A little further... Suddenly the camera switches from the normal third person perspective into first person mode... only it's not Lara's eye's that are being looked through... it's the eye of a wolf. The scavenger slowly sneaks close up behind our heroin... and there's nothing you can do... but wait... and watch. At the last possible moment control is placed back into your hands. With a roll, and a jump, and a Blam! Blam! Blam! She escapes unscathed. Phew! But it's this type of cinematic camera work that adds tremendously to the overall enjoyment of TR4.
The enemies are a comfortable mixture of human, animal and beast. I fondly recall a recent episode where Lara was trapped in an enclosed corridor with a rampaging bull. Several gouges, and many deaths later I realized that by standing near a door she could entice the creature to charge towards her. By side jumping out of the way at the last possible moment the bull smashed down the door opening a whole new area. So this would continue until the final escape route was revealed. Challenging... but different.
The enemy AI is certainly impressive this time around. Spiders and poisonous beetles will no longer lie tamely down below taking punishment as Lara stands safely on a rock she had just jumped upon. Now they will climb right up there after her. Some areas of the game must be revisited a number of times, just don't expect all to remain the same. In one particular set of ruins a few scorpions proved easy prey. The next time I went there flying bats attacked. A third time the place was alive with Ninja Warriors, who incidentally can do everything that Lara is capable of. Try shaking them off if you can.

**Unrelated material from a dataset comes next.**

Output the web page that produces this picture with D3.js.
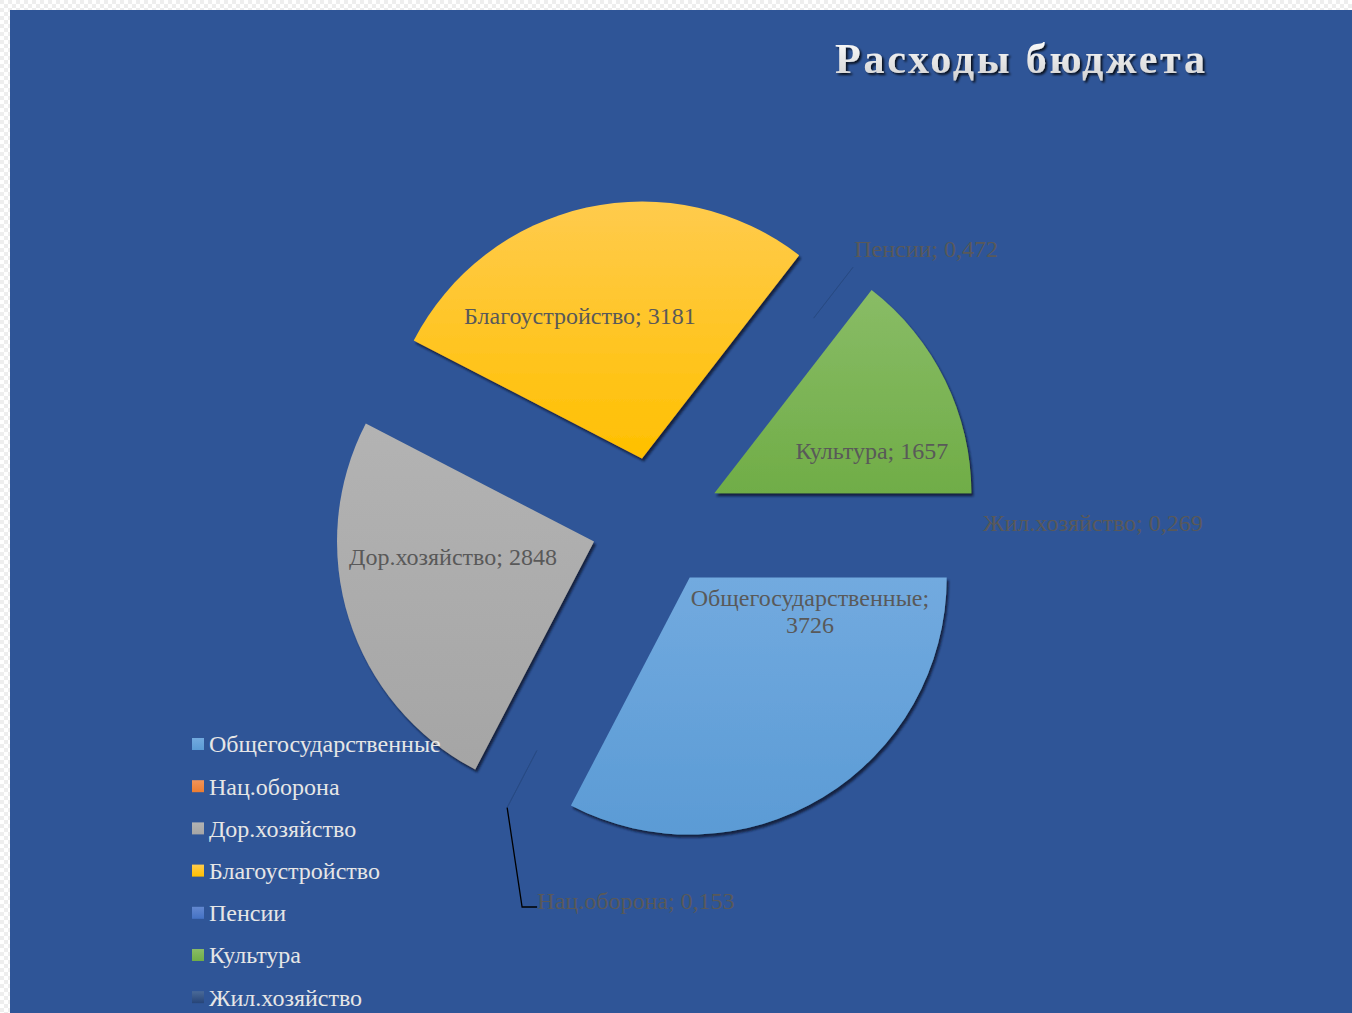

Other beasties include indestructible mummies (you cannot kill what is already dead) and skeleton soldiers who rise from out of the earth. Flying fiery demons should not be tackled unless Lara is near a pool of water because the slightest contact sets her clothing instantly on fire. I've also come across crocodiles, dogs, and many armed humans, but I'm sure there are a lot more surprises in store further into the game.
The biggest plus must be that when an enemy is killed as they now disappear into the dust from whence they came. This means you no longer have to search every single body for keys or goodies, as anything of interest is all that remains visible.